Dear Dad, | Teen Ink

Dear Dad,

July 4, 2009
By Anonymous

You are afraid of leaving me, I am afraid of you leaving me at such a frail age, 15, not so grown up, I would know. You are scared to DEATH of dying at 47, just like your father, scarring you forever. How do you think it will affect me? How do you think I will feel? You think I do not care? THINK AGAIN! You think i could care less when you go to Russia,
I think I couldn't care more. Scared to death everytime you step on a plane. You know how many planes AREN'T staying in the air these days? You think I have no respect for you, think again. My hard shell, so hard to penetrate, so hard to see my feelings. I have a door, with a keyhole. The door has no key. Emotions, dripping through that keyhole, slowly, oh so slowly. Too slow for you, I know. Every once in a while you are able to break open the door and get me to talk, to empty my bottle filled with feelings.

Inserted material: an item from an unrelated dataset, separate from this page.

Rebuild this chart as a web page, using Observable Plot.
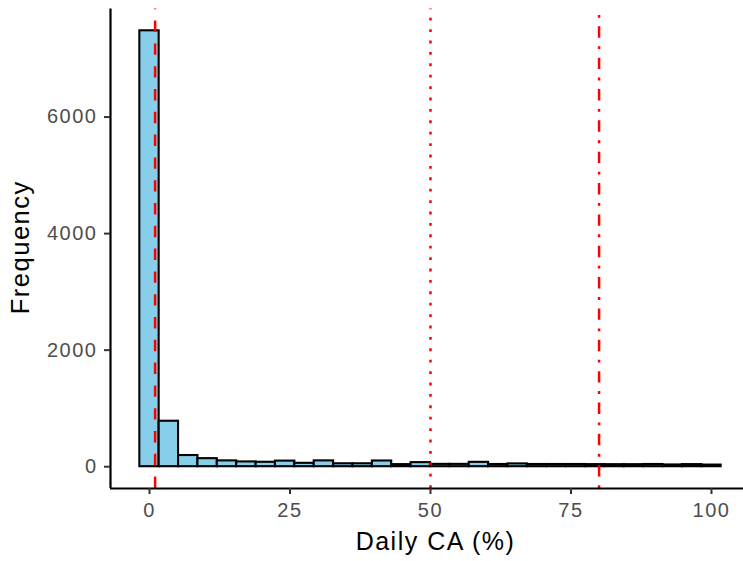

Every time you do that I build a thicker, harder to break door. You think I am totally different with my friends, don't think again, you are right, right on the bulls eye. They must go through a totally different door. A much tinier keyhole with no key. Though, their door had a bad lock, every so often the flood gates open and they feel the rath, the rath of hurricane me. And I feel bad, because once they open that door, they cannot close it. Once I start, I cannot stop. And I am ashamed.
And so Dad, back to you. Demons, they haunt you, they haunt all of us. Stop thinking of death, I do not like it and will not allow you to talk about your death that could happen next year or in 50 years. Yes, I like that, death at age 97.